Tout récemment c`est la Côte d`Ivoire qui a tenu son premier forum dédié à la finance islamique ( le 17-18 septembre) , le but étant tel que spécifié par le ministère ivoirien du Plan et du développement, organisateur de l`évènement, à favoriser le développement de la finance islamique en Côte d’Ivoire et en Afrique à travers un débat et une réflexion ciblés tout en mobilisant les instruments nécessaires pour ce faire.

Le ministre ivoirien du Plan et du Développement et Gouverneur en exercice de la banque islamique de développement (BID), Abdallah Mabri Toikeusse a, rappelé que "les investissements islamiques ont la caractéristique d’être extrêmement mobilisables et particulièrement adaptées aux actions de développement avec leur faible coût et leur caractère altruiste».

Il a, par ailleurs, noté que la Côte d’Ivoire s’apprêtait à émettre ses premiers Sukuk d’un montant de 350 milliards de FCFA (700 millions de dollars US) avec l’appui de la Banque islamique de développement (BID).

Le premier ministre ivoirien, Daniel Kablan Duncan, a, de son côté, souligné que « le secteur de la finance islamique offre d’excellentes perspective pour le continent Africain, que nos Etats se doivent de saisir », et annoncé que le gouvernement ivoirien travaille en partenariat avec la société islamique pour le développement du secteur privé (Sid), à l’élaboration d’un programme quinquennal de mobilisation de ressources sous forme de Sukuk.

Interrogé par Anadolu, Madani Tall, ex-Directeur des opérations de la Banque Mondiale en Côte d’Ivoire, a expliqué que "le financement islamique est un financement alternatif et un complément aux financements classiques. Il est prometteur pour l’Afrique »

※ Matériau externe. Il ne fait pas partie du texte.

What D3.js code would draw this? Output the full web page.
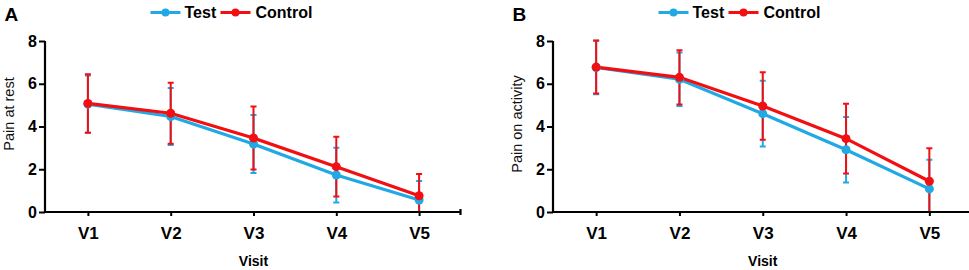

Egalement présent au forum d’Abidjan, Khaled Al Aboudi, directeur général de la société islamique pour le développement du secteur privé (SID) a annoncé que cette filiale de la Banque islamique de développement (Bid) « consacrera 30 % de ses financements à l’Afrique d’ici cinq ans contre 13% actuellement ».

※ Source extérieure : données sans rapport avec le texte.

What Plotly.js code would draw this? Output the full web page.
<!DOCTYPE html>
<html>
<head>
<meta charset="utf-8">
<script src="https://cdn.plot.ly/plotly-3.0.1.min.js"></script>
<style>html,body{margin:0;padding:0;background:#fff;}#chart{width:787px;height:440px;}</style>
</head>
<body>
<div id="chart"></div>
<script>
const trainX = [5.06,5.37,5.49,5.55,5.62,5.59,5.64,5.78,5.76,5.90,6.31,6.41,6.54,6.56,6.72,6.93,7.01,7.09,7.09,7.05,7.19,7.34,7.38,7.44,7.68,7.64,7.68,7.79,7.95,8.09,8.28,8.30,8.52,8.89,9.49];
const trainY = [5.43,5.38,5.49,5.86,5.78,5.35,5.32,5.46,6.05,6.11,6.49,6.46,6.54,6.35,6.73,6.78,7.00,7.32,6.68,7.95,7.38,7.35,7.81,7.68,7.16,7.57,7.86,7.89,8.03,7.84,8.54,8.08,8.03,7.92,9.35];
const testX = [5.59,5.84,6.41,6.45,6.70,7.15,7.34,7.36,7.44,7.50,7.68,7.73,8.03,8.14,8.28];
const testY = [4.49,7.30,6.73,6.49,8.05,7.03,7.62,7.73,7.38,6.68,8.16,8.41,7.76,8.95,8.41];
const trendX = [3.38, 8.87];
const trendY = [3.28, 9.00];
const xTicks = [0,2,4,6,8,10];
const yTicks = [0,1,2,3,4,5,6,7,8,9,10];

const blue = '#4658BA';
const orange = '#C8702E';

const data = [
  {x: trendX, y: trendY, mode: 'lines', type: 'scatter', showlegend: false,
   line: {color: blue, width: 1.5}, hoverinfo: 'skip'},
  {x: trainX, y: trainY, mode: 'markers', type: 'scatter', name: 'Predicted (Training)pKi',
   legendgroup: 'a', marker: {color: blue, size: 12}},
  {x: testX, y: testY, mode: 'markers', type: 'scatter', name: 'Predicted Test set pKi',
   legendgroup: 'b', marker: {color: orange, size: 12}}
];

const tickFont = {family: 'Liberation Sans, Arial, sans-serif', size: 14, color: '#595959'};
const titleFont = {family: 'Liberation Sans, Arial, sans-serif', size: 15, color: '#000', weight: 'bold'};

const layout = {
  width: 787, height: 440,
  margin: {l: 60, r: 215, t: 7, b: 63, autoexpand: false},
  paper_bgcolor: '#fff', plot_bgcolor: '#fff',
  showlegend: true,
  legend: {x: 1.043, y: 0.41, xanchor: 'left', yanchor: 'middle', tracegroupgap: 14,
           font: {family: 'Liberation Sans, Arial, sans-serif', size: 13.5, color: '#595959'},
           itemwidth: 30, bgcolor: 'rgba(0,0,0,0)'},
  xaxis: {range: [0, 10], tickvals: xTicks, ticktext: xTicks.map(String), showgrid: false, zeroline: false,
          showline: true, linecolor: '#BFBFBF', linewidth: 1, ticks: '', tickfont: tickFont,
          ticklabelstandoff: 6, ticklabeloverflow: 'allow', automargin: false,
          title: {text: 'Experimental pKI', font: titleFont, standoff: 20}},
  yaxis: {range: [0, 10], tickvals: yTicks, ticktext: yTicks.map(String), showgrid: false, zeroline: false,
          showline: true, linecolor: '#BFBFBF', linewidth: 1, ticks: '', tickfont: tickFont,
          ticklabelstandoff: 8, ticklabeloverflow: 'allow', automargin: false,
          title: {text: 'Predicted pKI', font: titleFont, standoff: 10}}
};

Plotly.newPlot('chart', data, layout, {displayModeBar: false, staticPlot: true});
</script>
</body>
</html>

Le Niger pays où 95 % de la population (17,1 million) est de confession musulmane avait émis en février dernier ses premiers sukuk d’une valeur de 260 millions USD emboitant le pas à deux autres pays d’Afrique subsaharienne à savoir le Sénégal et l`Afrique du Sud qui ont respectivement émis, pour la première fois en 2014 des sukuks souverains d`une valeur de 200 millions USD et 500 millions USD.

Conforme à la recommandation religieuse issue du Coran qui interdit aux fidèles directement le prêt à intérêt (Ribaa). Le Sukuk consiste pour la banque à acheter un bien et à le revendre immédiatement à un prix majoré au client, qui rembourse alors selon un échéancier sur lequel les deux parties se sont entendues.

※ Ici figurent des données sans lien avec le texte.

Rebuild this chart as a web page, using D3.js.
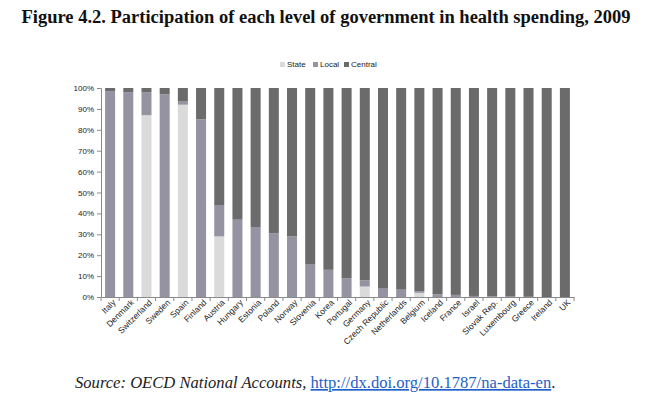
<!DOCTYPE html>
<html>
<head>
<meta charset="utf-8">
<script src="https://cdn.jsdelivr.net/npm/d3@7"></script>
<style>
  body { margin: 0; background: #fff; }
  svg { display: block; }
</style>
</head>
<body>
<div class="container"></div>
<script>
// values (percent of health spending)
var countries = ["Italy","Denmark","Switzerland","Sweden","Spain","Finland","Austria","Hungary","Estonia","Poland","Norway","Slovenia","Korea","Portugal","Germany","Czech Republic","Netherlands","Belgium","Iceland","France","Israel","Slovak Rep.","Luxembourg","Greece","Ireland","UK"];
var stateVals   = [0, 0, 87, 0, 92, 0, 29, 0, 0, 0, 0, 0, 0, 0, 5, 0, 0, 2, 0, 0, 0, 0, 0, 0, 0, 0];
var localVals   = [98.5, 98, 11, 97, 1.5, 85, 15, 37, 33.5, 30.5, 29, 15.5, 13, 9, 3, 4, 3.5, 0.8, 1.3, 1, 0.5, 0.3, 0.2, 0.1, 0, 0];
var centralVals = [1.5, 2, 2, 3, 6.5, 15, 56, 63, 66.5, 69.5, 71, 84.5, 87, 91, 92, 96, 96.5, 97.2, 98.7, 99, 99.5, 99.7, 99.8, 99.9, 100, 100];
var seriesNames = ["State", "Local", "Central"];
var yTicks = [0, 10, 20, 30, 40, 50, 60, 70, 80, 90, 100];

var width = 650;
var height = 397;

var svg = d3.select(".container")
  .append("svg")
  .attr("width", width)
  .attr("height", height);

// title
svg.append("text")
  .attr("x", 326)
  .attr("y", 23)
  .attr("text-anchor", "middle")
  .style("font-family", "'Liberation Serif', 'Times New Roman', serif")
  .style("font-weight", "bold")
  .style("font-size", "18.5px")
  .style("fill", "#111")
  .text("Figure 4.2. Participation of each level of government in health spending, 2009");

var rows = countries.map(function (c, i) {
  return { country: c, State: stateVals[i], Local: localVals[i], Central: centralVals[i] };
});

var colors = d3.scaleOrdinal()
  .domain(seriesNames)
  .range(["#dadada", "#9593a1", "#6b6b6b"]);

var x = d3.scaleBand()
  .domain(countries)
  .range([101, 574])
  .paddingInner(0.45)
  .paddingOuter(0.225);

var y = d3.scaleLinear()
  .domain([0, 100])
  .range([297, 88]);

var stack = d3.stack().keys(seriesNames);
var layers = stack(rows);

svg.append("g")
  .selectAll("g")
  .data(layers)
  .enter().append("g")
  .attr("fill", function (d) { return colors(d.key); })
  .selectAll("rect")
  .data(function (d) { return d; })
  .enter().append("rect")
  .attr("x", function (d) { return x(d.data.country); })
  .attr("width", x.bandwidth())
  .attr("y", function (d) { return y(d[1]); })
  .attr("height", function (d) { return y(d[0]) - y(d[1]); });

// y axis
var yAxis = svg.append("g")
  .attr("transform", "translate(101,0)")
  .call(d3.axisLeft(y).tickValues(yTicks).tickSize(4).tickPadding(3)
    .tickFormat(function (d) { return d + "%"; }));
yAxis.selectAll("path, line").attr("stroke", "#8a8a8a");
yAxis.selectAll("text")
  .style("font-family", "'Liberation Sans', Arial, sans-serif")
  .style("font-size", "8px")
  .style("fill", "#222");

// x axis
var xAxis = svg.append("g")
  .attr("transform", "translate(0,297)")
  .call(d3.axisBottom(x).tickSize(0).tickSizeOuter(0));
xAxis.select("path").attr("stroke", "#8a8a8a");
xAxis.selectAll("text")
  .style("font-family", "'Liberation Sans', Arial, sans-serif")
  .style("font-size", "8.5px")
  .style("fill", "#222")
  .attr("text-anchor", "end")
  .attr("transform", "translate(4,4) rotate(-45)")
  .attr("dy", "0.35em")
  .attr("y", 0);

// category separators below axis
var step = x.step();
svg.append("g")
  .selectAll("line")
  .data(d3.range(countries.length + 1))
  .enter().append("line")
  .attr("x1", function (i) { return 101 + i * step; })
  .attr("x2", function (i) { return 101 + i * step; })
  .attr("y1", 297)
  .attr("y2", 301)
  .attr("stroke", "#8a8a8a");

// legend
var legendX = [280, 313, 344];
var legend = svg.append("g")
  .selectAll("g")
  .data(seriesNames)
  .enter().append("g")
  .attr("transform", function (d, i) { return "translate(" + legendX[i] + ",62)"; });
legend.append("rect")
  .attr("width", 5)
  .attr("height", 5)
  .attr("fill", function (d) { return colors(d); });
legend.append("text")
  .attr("x", 7)
  .attr("y", 5)
  .style("font-family", "'Liberation Sans', Arial, sans-serif")
  .style("font-size", "8px")
  .style("fill", "#222")
  .text(function (d) { return d; });

// source line
var src = svg.append("text")
  .attr("x", 75)
  .attr("y", 388)
  .style("font-family", "'Liberation Serif', 'Times New Roman', serif")
  .style("font-size", "16.6px")
  .style("fill", "#222");
src.append("tspan")
  .style("font-style", "italic")
  .text("Source: OECD National Accounts, ");
src.append("tspan")
  .style("fill", "#1f5fc8")
  .style("text-decoration", "underline")
  .text("http://dx.doi.org/10.1787/na-data-en");
src.append("tspan").text(".");
</script>
</body>
</html>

Principal acteur mondial en la matière, la Banque Islamique de Développement (BID), organisme qui se veut une Banque mondiale pour les pays musulmans, compte, sur ses 55 pays membres, 22 pays africains dont 17 d`Afrique subsaharienne.

Pour renforcer sa présence en Afrique subsaharienne, la BID a créé un Programme Spécial pour le Développement de l’Afrique doté d’un portefeuille de 12 milliards de dollars sur la période 2008-2012 pour financer divers secteurs dont l’agriculture, l’énergie, le transport, l’éducation.